Why have we overlooked one of our own icons?

Dear Editor,

There are times when you see the obvious staring you in the face, and you wonder if it is just you or are there others, too, who might be seeing and thinking the same.

Just recently I was reading Time magazine’s ‘10 Questions’ feature in the February 27 issue in which Kareem Abdul-Jabbar was the subject. One of the questions posed to the 64-year-old, and the NBA’s most prolific scorer and author (38,387 points and seven books) was “You’ve just been named a cultural ambassador for the Department of State, even though your reputation as a player was for being sullen and aloof. How did that come about?” Well, Kareem’s answer, though humble but assertive, none the less raised another question in my mind.

Why have we overlooked one of our very own icons, one who after several successful years as an internationally acclaimed and award-winning song writer and international performer, good enough to be Chairman and Cultural Advisor to the Cayman Islands, and who obviously has so much to offer but is not being exploited to Guyana’s benefit.

The icon to whom I refer is – yes, most would have guessed – none other than ‘we own’ Dave Martins of Tradewinds fame, who fortunately for Guyana, has chosen to come home to roost in his semi-retirement years.

Dave is a musical maestro in his own right, not just loved by all, but who also possesses a perceptive mind, much in tune with Guyanese and Caribbean culture and lifestyles. As an artist and songwriter, he sees situations and events differently from most of us who miss their essence and who take these very situations for granted as we go about our day-to-day lives. Just follow his ‘So it go’ newspaper column, and this perceptiveness becomes only too obvious.

As a dynamic, professional and international performer, songwriter and arranger, Dave Martins has produced comedic as well as serious songs in his very distinctive and captivating style, laced with witty and catchy lyrics which have become local household and regional favourites. The Tradewinds, with musicians from Trinidad, Barbados, Grenada, Cayman Islands and Guyana, are a regional presence.

From his one-time popular We Place base in Toronto, Canada, Dave entertained Caribbean and non-Caribbean audiences backed by his renowned Tradewinds band in the decade of the 1970s. His wealth of musical and cultural experience includes winning the Cross Canada Song Contest from over 2,000 entries and going on to record over 100 of his own songs which have become staples across the Caribbean and in Guyana. In his 40-year musical career he had also produced numerous advertising and promotional jingles for Guyana, St Lucia, Cayman, and Barbados; his Ricks and Sari jingle in Guyana still enjoys air play after 30 years.

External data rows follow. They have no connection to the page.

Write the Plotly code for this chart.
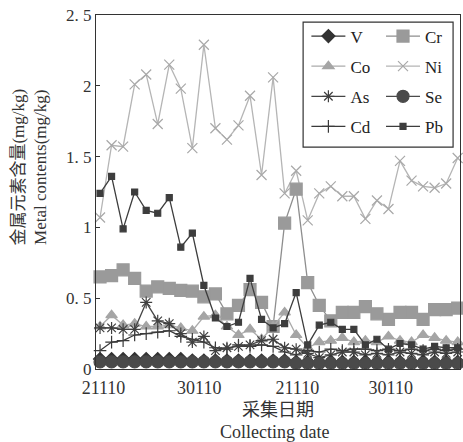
import plotly.graph_objects as go

# ---- data ----
sample_no = list(range(32))
tick_pos = [0.3, 8.6, 17.1, 25.2]
tick_labels = ["21110", "30110", "21110", "30110"]
y_tick_vals = [0, 0.5, 1, 1.5, 2, 2.5]
y_tick_text = ["0", "0. 5", "1", "1. 5", "2", "2. 5"]

V = [0.07, 0.07, 0.07, 0.07, 0.07, 0.07, 0.07, 0.07, 0.06, 0.06, 0.06, 0.06, 0.06, 0.06, 0.06, 0.06,
     0.06, 0.05, 0.05, 0.05, 0.05, 0.05, 0.05, 0.05, 0.05, 0.05, 0.05, 0.05, 0.05, 0.05, 0.05, 0.05]
Cr = [0.65, 0.66, 0.70, 0.64, 0.55, 0.58, 0.57, 0.555, 0.55, 0.51, 0.53, 0.39, 0.45, 0.56, 0.47, 0.30,
      1.03, 1.27, 0.61, 0.45, 0.34, 0.40, 0.40, 0.44, 0.39, 0.35, 0.40, 0.40, 0.35, 0.42, 0.42, 0.43]
Co = [0.30, 0.38, 0.31, 0.32, 0.30, 0.30, 0.31, 0.29, 0.27, 0.37, 0.38, 0.30, 0.24, 0.28, 0.21, 0.30,
      0.40, 0.24, 0.15, 0.19, 0.20, 0.22, 0.19, 0.20, 0.19, 0.23, 0.20, 0.19, 0.24, 0.22, 0.20, 0.19]
Ni = [1.07, 1.58, 1.57, 2.01, 2.08, 1.73, 2.15, 1.98, 1.56, 2.29, 1.70, 1.62, 1.72, 1.93, 1.37, 2.06,
      1.24, 1.40, 1.05, 1.24, 1.29, 1.22, 1.22, 1.06, 1.19, 1.13, 1.47, 1.33, 1.29, 1.28, 1.31, 1.49]
As = [0.29, 0.29, 0.28, 0.28, 0.47, 0.34, 0.32, 0.25, 0.19, 0.23, 0.13, 0.15, 0.16, 0.17, 0.20, 0.21,
      0.15, 0.14, 0.11, 0.08, 0.10, 0.12, 0.12, 0.10, 0.11, 0.10, 0.12, 0.11, 0.10, 0.12, 0.11, 0.12]
Se = [0.05, 0.05, 0.05, 0.05, 0.05, 0.05, 0.05, 0.05, 0.05, 0.05, 0.05, 0.05, 0.05, 0.05, 0.05, 0.05,
      0.05, 0.04, 0.04, 0.04, 0.04, 0.04, 0.04, 0.04, 0.04, 0.04, 0.04, 0.04, 0.04, 0.04, 0.04, 0.04]
Cd = [0.13, 0.19, 0.20, 0.24, 0.25, 0.26, 0.27, 0.23, 0.21, 0.19, 0.15, 0.14, 0.17, 0.16, 0.17, 0.16,
      0.12, 0.10, 0.13, 0.12, 0.14, 0.13, 0.14, 0.14, 0.13, 0.14, 0.13, 0.14, 0.13, 0.14, 0.13, 0.14]
Pb = [1.24, 1.36, 0.99, 1.25, 1.12, 1.10, 1.21, 0.86, 0.96, 0.59, 0.36, 0.30, 0.33, 0.64, 0.35, 0.29,
      0.32, 0.54, 0.17, 0.31, 0.33, 0.28, 0.28, 0.17, 0.21, 0.14, 0.18, 0.17, 0.14, 0.16, 0.15, 0.15]

SERIF = "Liberation Serif, Times New Roman, Noto Sans CJK SC, serif"

# name, values, line colour, marker symbol, marker size, marker colour, legend id, rank
specs = [
    ("Ni", Ni, "#b5b5b5", "x-thin-open", 10, "#a8a8a8", "legend2", 2),
    ("Cr", Cr, "#8e8e8e", "square", 12, "#9a9a9a", "legend2", 1),
    ("Co", Co, "#ababab", "triangle-up", 10, "#a5a5a5", "legend", 2),
    ("Cd", Cd, "#3a3a3a", "cross-thin-open", 9, "#3a3a3a", "legend", 4),
    ("As", As, "#454545", "asterisk-open", 10, "#404040", "legend", 3),
    ("Pb", Pb, "#3d3d3d", "square", 6, "#3d3d3d", "legend2", 4),
    ("V", V, "#333333", "diamond", 10, "#333333", "legend", 1),
    ("Se", Se, "#4a4a4a", "circle", 12, "#4a4a4a", "legend2", 3),
]

fig = go.Figure()
for name, vals, lc, sym, size, mc, leg, rank in specs:
    fig.add_trace(go.Scatter(
        x=sample_no, y=vals, name=name, mode="lines+markers",
        line=dict(color=lc, width=1.3),
        marker=dict(symbol=sym, size=size, color=mc, line=dict(color=mc, width=1.2)),
        legend=leg, legendrank=rank, legendgroup=name, cliponaxis=False,
    ))

legend_common = dict(
    font=dict(family=SERIF, size=17, color="#222"),
    bgcolor="rgba(0,0,0,0)", borderwidth=0,
    tracegroupgap=5, itemwidth=34,
    yanchor="top", xanchor="left", traceorder="grouped",
)

fig.update_layout(
    width=463, height=442,
    margin=dict(l=96, r=3, t=15, b=73),
    paper_bgcolor="white", plot_bgcolor="white",
    showlegend=True,
    legend=dict(x=0.578, y=0.99, **legend_common),
    legend2=dict(x=0.783, y=0.99, **legend_common),
    xaxis=dict(
        range=[-0.35, 31.2], tickvals=tick_pos, ticktext=tick_labels,
        showgrid=False, zeroline=False, showline=True, linecolor="#333", linewidth=1,
        mirror=True, ticks="", ticklabelstandoff=2,
        tickfont=dict(family=SERIF, size=18, color="#333"),
    ),
    yaxis=dict(
        range=[0, 2.5], tickvals=y_tick_vals, ticktext=y_tick_text,
        showgrid=False, zeroline=False, showline=True, linecolor="#333", linewidth=1,
        mirror=True, ticks="inside", ticklen=4, tickcolor="#333",
        tickfont=dict(family=SERIF, size=17, color="#333"),
    ),
    shapes=[dict(type="rect", xref="paper", yref="paper",
                 x0=0.569, x1=0.981, y0=0.627, y1=0.980,
                 line=dict(color="#333", width=1.2), fillcolor="rgba(0,0,0,0)")],
    annotations=[
        dict(text="采集日期", xref="paper", yref="paper", x=0.5, y=-0.115,
             showarrow=False, font=dict(family=SERIF, size=18, color="#333"), yanchor="middle"),
        dict(text="Collecting date", xref="paper", yref="paper", x=0.49, y=-0.178,
             showarrow=False, font=dict(family=SERIF, size=18, color="#333"), yanchor="middle"),
        dict(text="金属元素含量(mg/kg)<br>Metal contents(mg/kg)", xref="paper", yref="paper",
             x=-0.183, y=0.57, textangle=-90, showarrow=False, xanchor="center", yanchor="middle",
             font=dict(family=SERIF, size=17, color="#333")),
    ],
)

fig.write_html("out.html")
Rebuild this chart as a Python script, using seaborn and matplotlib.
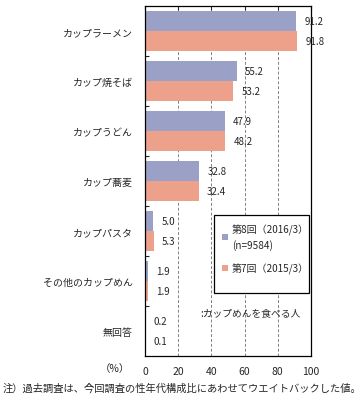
import matplotlib
matplotlib.use('Agg')
import matplotlib.pyplot as plt
from matplotlib.patches import Rectangle
import pandas as pd
import seaborn as sns

categories = ['カップラーメン', 'カップ焼そば', 'カップうどん', 'カップ蕎麦',
              'カップパスタ', 'その他のカップめん', '無回答']
series = ['第8回（2016/3）\n(n=9584)', '第7回（2015/3）']
vals_8 = [91.2, 55.2, 47.9, 32.8, 5.0, 1.9, 0.2]
vals_7 = [91.8, 53.2, 48.2, 32.4, 5.3, 1.9, 0.1]
colors = ['#9AA0C6', '#EDA08A']

sns.set_style('white')
plt.rcParams['font.family'] = ['Noto Sans CJK JP', 'DejaVu Sans']

df = pd.DataFrame({
    'cat': categories * 2,
    'val': vals_8 + vals_7,
    'ser': [series[0]] * len(categories) + [series[1]] * len(categories),
})

fig = plt.figure(figsize=(3.62, 4.14), dpi=100)
ax = fig.add_axes([145 / 362, 57 / 414, 166 / 362, 350 / 414])
sns.barplot(data=df, x='val', y='cat', hue='ser', orient='h', palette=colors,
            width=0.8, saturation=1, ax=ax, linewidth=0)

for cont in ax.containers:
    ax.bar_label(cont, fmt='%.1f', padding=6, fontsize=7)

ax.set_xlim(0, 100)
ax.set_ylim(len(categories) - 0.5, -0.5)
ax.set_xticks([0, 20, 40, 60, 80, 100])
ax.xaxis.grid(True, color='#808080', linestyle=(0, (3, 2)), linewidth=0.7)
ax.set_axisbelow(True)
ax.tick_params(axis='x', top=True, bottom=False, direction='in', length=3,
               labelsize=7.5, pad=7, width=0.8)
ax.set_yticks(range(len(categories)))
ax.set_yticklabels(categories)
ax.set_yticks([k + 0.5 for k in range(len(categories) - 1)], minor=True)
ax.tick_params(axis='y', which='major', length=0, labelsize=7.2, pad=9)
ax.tick_params(axis='y', which='minor', left=True, direction='in', length=3, width=0.8)
ax.set_xlabel('')
ax.set_ylabel('')
for sp in ax.spines.values():
    sp.set_color('black')
    sp.set_linewidth(0.9)

handles, labels = ax.get_legend_handles_labels()
ax.legend_.remove()
leg = ax.legend(handles, labels, loc='upper left', bbox_to_anchor=(222 / 362, 1 - 225 / 414),
                bbox_transform=fig.transFigure, fontsize=7.2, frameon=False,
                handlelength=0.6, handleheight=0.6, handletextpad=0.4,
                labelspacing=1.3, borderpad=0, borderaxespad=0)
leg.set_zorder(6)
for t in leg.get_texts():
    t.set_multialignment('left')
    t.set_linespacing(1.4)
ax.add_patch(Rectangle((214 / 362, 1 - 294 / 414), 95 / 362, 78 / 414,
                       transform=fig.transFigure, facecolor='white', edgecolor='black',
                       linewidth=0.9, zorder=5, clip_on=False))

fig.text(200 / 362, 1 - 313 / 414, ':カップめんを食べる人', fontsize=7, va='center', ha='left')
fig.text(100 / 362, 1 - 369 / 414, '（%）', fontsize=7.5, va='center', ha='left')
fig.text(3 / 362, 1 - 389 / 414, '注）過去調査は、今回調査の性年代構成比にあわせてウエイトバックした値。',
         fontsize=7.4, va='center', ha='left')

fig.savefig('out.png', dpi=100)
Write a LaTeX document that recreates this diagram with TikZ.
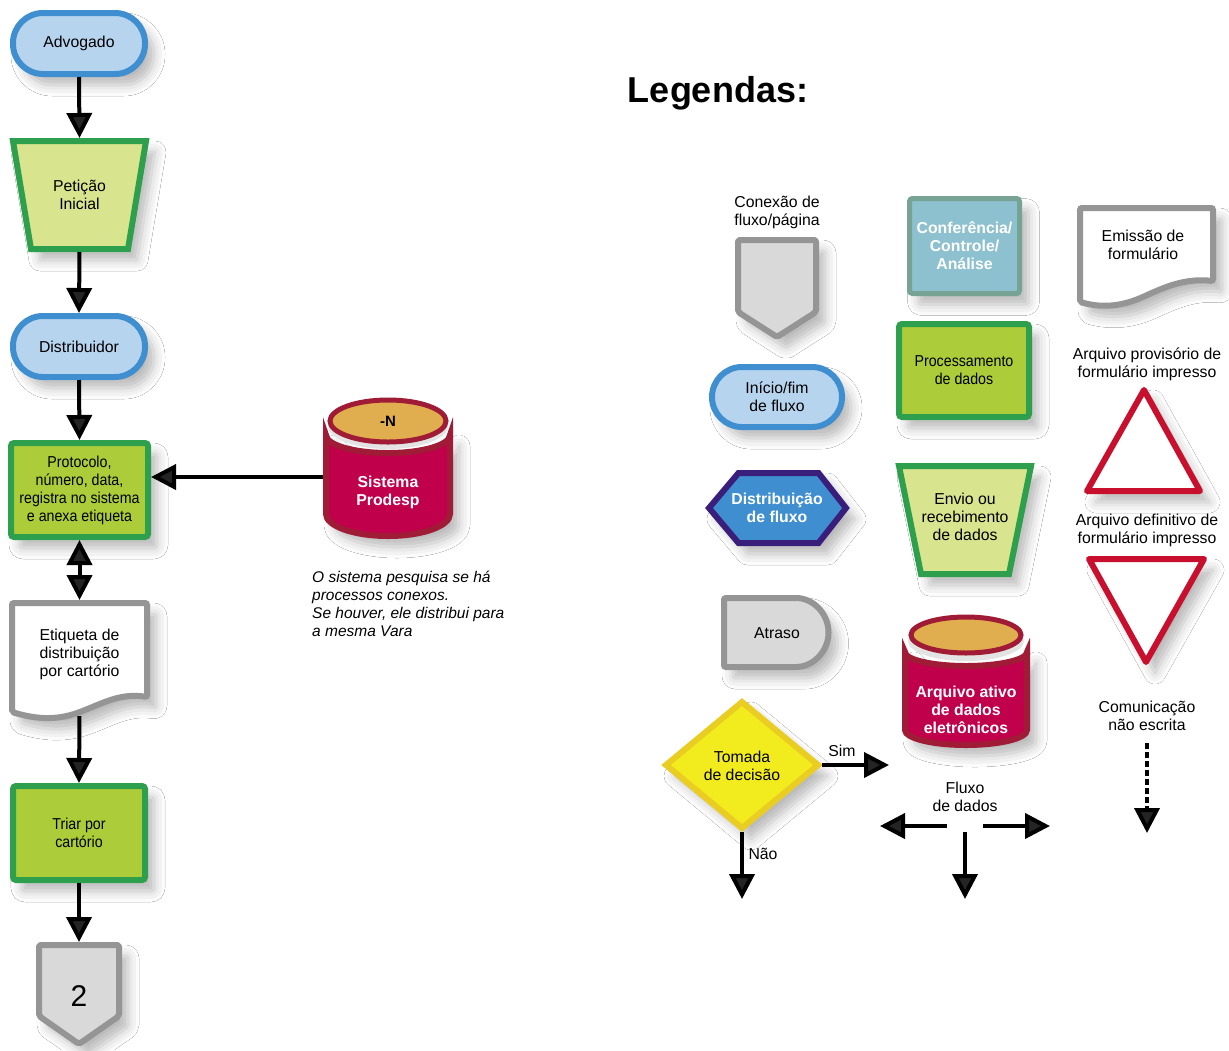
\documentclass[tikz,border=0pt]{standalone}
\usepackage{fontspec}
\setmainfont{Liberation Sans}
\newfontfamily\narrowfont[FakeStretch=0.9]{Liberation Sans}
\usetikzlibrary{arrows.meta,shadows.blur}
\definecolor{bluestroke}{HTML}{3F8FD0}
\definecolor{bluefill}{HTML}{B7D4EF}
\definecolor{greenstroke}{HTML}{2E9F4C}
\definecolor{limefill}{HTML}{ADCC39}
\definecolor{palefill}{HTML}{D8E48E}
\definecolor{graystroke}{HTML}{959595}
\definecolor{grayfill}{HTML}{D9D9D9}
\definecolor{crimson}{HTML}{C1004B}
\definecolor{darkred}{HTML}{A01B35}
\definecolor{orangetop}{HTML}{E1AE4F}
\definecolor{tealfill}{HTML}{8EC1CF}
\definecolor{tealstroke}{HTML}{76A394}
\definecolor{hexfill}{HTML}{3F8FD0}
\definecolor{hexstroke}{HTML}{3A1E7C}
\definecolor{yellowfill}{HTML}{F2EC1E}
\definecolor{yellowstroke}{HTML}{EACD22}
\definecolor{trired}{HTML}{C8102E}
\begin{document}
\begin{tikzpicture}[x=1pt,y=-1pt,
  font=\fontsize{15.8pt}{18pt}\selectfont,
  shd/.style={blur shadow={shadow xshift=9pt,shadow yshift=-11pt,shadow blur radius=11pt,shadow opacity=28}},
  frame/.style 2 args={inner sep=0pt,outer sep=0pt,minimum width=#1,minimum height=#2,align=center},
  lbl/.style={inner sep=0pt,align=center},
  term/.style={shd,draw=bluestroke,fill=bluefill,line width=6pt,rounded corners=30pt,align=center,inner sep=0pt},
  procbox/.style={shd,draw=greenstroke,fill=limefill,line width=6pt,rounded corners=3pt,align=center,inner sep=0pt,font=\narrowfont\fontsize{15.8pt}{18pt}\selectfont},
  trap/.style={shd,draw=greenstroke,fill=palefill,line width=6pt},
  grayshape/.style={shd,draw=graystroke,fill=grayfill,line width=6pt,rounded corners=2pt},
  docshape/.style={shd,draw=graystroke,fill=white,line width=6pt,rounded corners=2pt},
  cylbody/.style={shd,draw=darkred,fill=crimson,line width=6pt},
  cyltop/.style={draw=darkred,fill=orangetop,line width=5pt},
  tri/.style={shd,draw=trired,fill=white,line width=6pt,line join=round},
  whitebold/.style={lbl,text=white,font=\bfseries\fontsize{15.8pt}{18pt}\selectfont},
  arr/.style={line width=4pt,-{Triangle[length=25pt,width=25pt]}},
  darr/.style={line width=4pt,{Triangle[length=25pt,width=25pt]}-{Triangle[length=25pt,width=25pt]}}
]
\fill[white] (0,0) rectangle (1229,1050);
\useasboundingbox (0,0) rectangle (1229,1050);

% ---------------- left flow ----------------
\node[term,minimum width=132pt,minimum height=61pt] (adv) at (79,43.5) {Advogado};

\draw[trap] (13,141) -- (146,141) -- (128,249) -- (31,249) -- cycle;
\node[frame={139pt}{114pt}] (pet) at (79.5,195) {Petição\\Inicial};

\node[term,minimum width=132pt,minimum height=61pt] (dis) at (79,346.5) {Distribuidor};

\node[procbox,minimum width=137pt,minimum height=94pt] (prot) at (79.5,490) {Protocolo,\\número, data,\\registra no sistema\\e anexa etiqueta};

\draw[docshape] (12,603) -- (147,603) -- (147,697) .. controls (122,693) and (105,702) .. (85,710) .. controls (65,718) and (45,722) .. (12,712) -- cycle;
\node[frame={141pt}{116pt}] (etq) at (79.5,658) {};
\node[lbl] (etqtxt) at (79.5,654) {Etiqueta de\\distribuição\\por cartório};

\node[procbox,minimum width=132pt,minimum height=94pt] (tri) at (79,833) {Triar por\\cartório};

\draw[grayshape,line join=round] (39,945) -- (119,945) -- (119,1016) -- (79,1044) -- (39,1016) -- cycle;
\node[frame={86pt}{105pt}] (con2) at (79,994.5) {};
\node[lbl,font=\fontsize{30pt}{30pt}\selectfont] (two) at (79,996) {2};

% Sistema Prodesp cylinder
\draw[cylbody] (326,435) -- (326,514) arc[start angle=180,end angle=360,x radius=62pt,y radius=22pt] -- (450,435) arc[start angle=0,end angle=-180,x radius=62pt,y radius=18pt] -- cycle;
\fill[gray!22] (388,426) ellipse[x radius=60pt,y radius=23pt];
\draw[cyltop] (388,421) ellipse[x radius=58pt,y radius=21pt];
\node[frame={130pt}{30pt}] (sis) at (388,477) {};
\node[whitebold] (sistxt) at (388,492) {Sistema\\Prodesp};
\node[lbl,font=\bfseries\fontsize{15pt}{18pt}\selectfont] (sisn) at (388,421) {-N};

\node[lbl,anchor=north west,align=left,font=\itshape\fontsize{15.5pt}{18pt}\selectfont] (note) at (312,571)
  {O sistema pesquisa se há\\processos conexos.\\Se houver, ele distribui para\\a mesma Vara};

% connectors
\draw[arr] (adv.south) -- (pet.north);
\draw[arr] (pet.south) -- (dis.north);
\draw[arr] (dis.south) -- (prot.north);
\draw[darr] (prot.south) -- (etq.north);
\draw[arr] (etq.south) -- (tri.north);
\draw[arr] (tri.south) -- (con2.north);
\draw[arr] (sis.west) -- (sis.west -| prot.east);

% ---------------- legend ----------------
\node[lbl,font=\bfseries\fontsize{36pt}{40pt}\selectfont] (leg) at (718,93) {Legendas:};

% connector
\node[lbl] (conxlbl) at (777,212) {Conexão de\\fluxo/página};
\draw[grayshape,line join=round] (738,240) -- (816,240) -- (816,312) -- (777,337) -- (738,312) -- cycle;
\node[frame={84pt}{103pt}] (conx) at (777,288.5) {};

% inicio/fim
\node[term,minimum width=130pt,minimum height=60pt] (ini) at (777,397) {Início/fim\\de fluxo};

% hexagon
\draw[shd,draw=hexstroke,fill=hexfill,line width=6pt] (709,508) -- (738.5,473) -- (818.5,473) -- (846,508) -- (818.5,543) -- (738.5,543) -- cycle;
\node[whitebold] (dist) at (777,508) {Distribuição\\de fluxo};

% atraso
\draw[grayshape] (724,598) -- (794,598) arc[start angle=90,end angle=-90,radius=34.5pt] -- (724,667) -- cycle;
\node[lbl] (atr) at (777,633) {Atraso};

% decision
\draw[shd,draw=yellowstroke,fill=yellowfill,line width=6pt] (742,702) -- (818,765) -- (742,828) -- (666,765) -- cycle;
\node[frame={160pt}{134pt}] (dec) at (742,765) {};
\node[lbl] (dectxt) at (742,766) {Tomada\\de decisão};
\coordinate (simend) at (889,765);
\coordinate (naoend) at (742,899);
\draw[arr] (dec.east) -- (simend);
\draw[arr] (dec.south) -- (naoend);
\node[lbl] (sim) at (842,751) {Sim};
\node[lbl] (nao) at (763,854) {Não};

% conferencia
\node[shd,draw=tealstroke,fill=tealfill,line width=5pt,rounded corners=3pt,minimum width=110pt,minimum height=95pt,align=center,inner sep=0pt,text=white,font=\bfseries\fontsize{15.8pt}{18pt}\selectfont] (conf) at (964.5,246) {Conferência/\\Controle/\\Análise};

% processamento
\node[procbox,minimum width=130pt,minimum height=93pt] (proc) at (964,370.5) {Processamento\\de dados};

% envio
\draw[trap] (899,466) -- (1031,466) -- (1009,574) -- (921,574) -- cycle;
\node[lbl] (env) at (965,517) {Envio ou\\recebimento\\de dados};

% arquivo ativo cylinder
\draw[cylbody] (905,652) -- (905,730) arc[start angle=180,end angle=360,x radius=61pt,y radius=15pt] -- (1027,652) arc[start angle=0,end angle=-180,x radius=61pt,y radius=14pt] -- cycle;
\fill[gray!22] (966,641) ellipse[x radius=58pt,y radius=20pt];
\draw[cyltop] (966,635) ellipse[x radius=55pt,y radius=18pt];
\node[whitebold] (arq) at (966,710) {Arquivo ativo\\de dados\\eletrônicos};

% fluxo de dados
\node[lbl] (flx) at (965,797) {Fluxo\\de dados};
\coordinate (fl0) at (947,826);
\coordinate (fl1) at (880,826);
\coordinate (fr0) at (983,826);
\coordinate (fr1) at (1050,826);
\coordinate (fd0) at (965,832);
\coordinate (fd1) at (965,899);
\draw[arr] (fl0) -- (fl1);
\draw[arr] (fr0) -- (fr1);
\draw[arr] (fd0) -- (fd1);

% emissao
\draw[docshape] (1080,208) -- (1213,208) -- (1213,281) .. controls (1185,278) and (1165,287) .. (1145,296) .. controls (1125,305) and (1105,309) .. (1080,302) -- cycle;
\node[lbl] (emi) at (1143,245) {Emissão de\\formulário};

% triangles
\node[lbl] (prov) at (1147,364) {Arquivo provisório de\\formulário impresso};
\draw[tri] (1144,390) -- (1200,491) -- (1087,491) -- cycle;
\node[lbl] (def) at (1147,530) {Arquivo definitivo de\\formulário impresso};
\draw[tri] (1089,559) -- (1204,559) -- (1146,662) -- cycle;

% comunicacao
\node[lbl] (com) at (1147,716) {Comunicação\\não escrita};
\coordinate (cm0) at (1147,743);
\coordinate (cm1) at (1147,833);
\draw[arr,dash pattern=on 6pt off 3pt] (cm0) -- (cm1);
\end{tikzpicture}
\end{document}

In addition to his music, Dave Martins has written cultural and social columns for the Cayman Island press and as mentioned earlier, is the author of the popular ‘So it go’ weekly column here in Guyana. Along with his wife Annette, this multi-talented individual has produced documentary videos on mangrove restoration and local places of interest.

While living in the Cayman Islands he was Chairman of the Cultural Foundation for almost 10 years, and for 18 years wrote an annual comedy revue Rundown, directed by Henry Muttoo, based on island life, for which he also wrote 5 new songs each year.

In 1988, Dave Martins was engaged by the Guyana Commemoration Commission to write a musical on the occasion of the 150th anniversary of full Emancipation. He spent weeks doing research in the UG Caribbean Reference Library with help from the late Joel Benjamin and too from Vibert Cambridge which led to interviews with an amazing Buxtonion lady, Mavis John, whose great-grandfather had been on one of the last slave ships landing here.  The resulting play, Raise Up was directed by Ron Robinson and staged here at the National Cultural Centre and later abroad, and won Musical of the Year in Guyana.

Among Dave Martins’s numerous accolades are the Guyana Golden Arrow of Achievement, the Cultural Foundation Pioneer Award from the Cayman Islands, the Barbados/Caribbean Association Icon Award, and the Sunshine Award from the US given to international artistes. He is also the recipient of several awards from various Caribbean and Guyanese associations in North America (New York, Toronto, Miami, Ottawa, Orlando, Boston, Winnipeg, Edmonton, Vancouver, etc).

Without further ado, it is my humble opinion that the vast talents and experience of this proud son of Guyana should not be allowed to go to waste, lest we regret in time the meaningful contributions which could have accrued to the benefit of the present and future generations.

Dave Martins, to use a chorus from one of his own songs, is ‘We Own.’ Let’s show our appreciation the way others do with their heroes in their respective countries.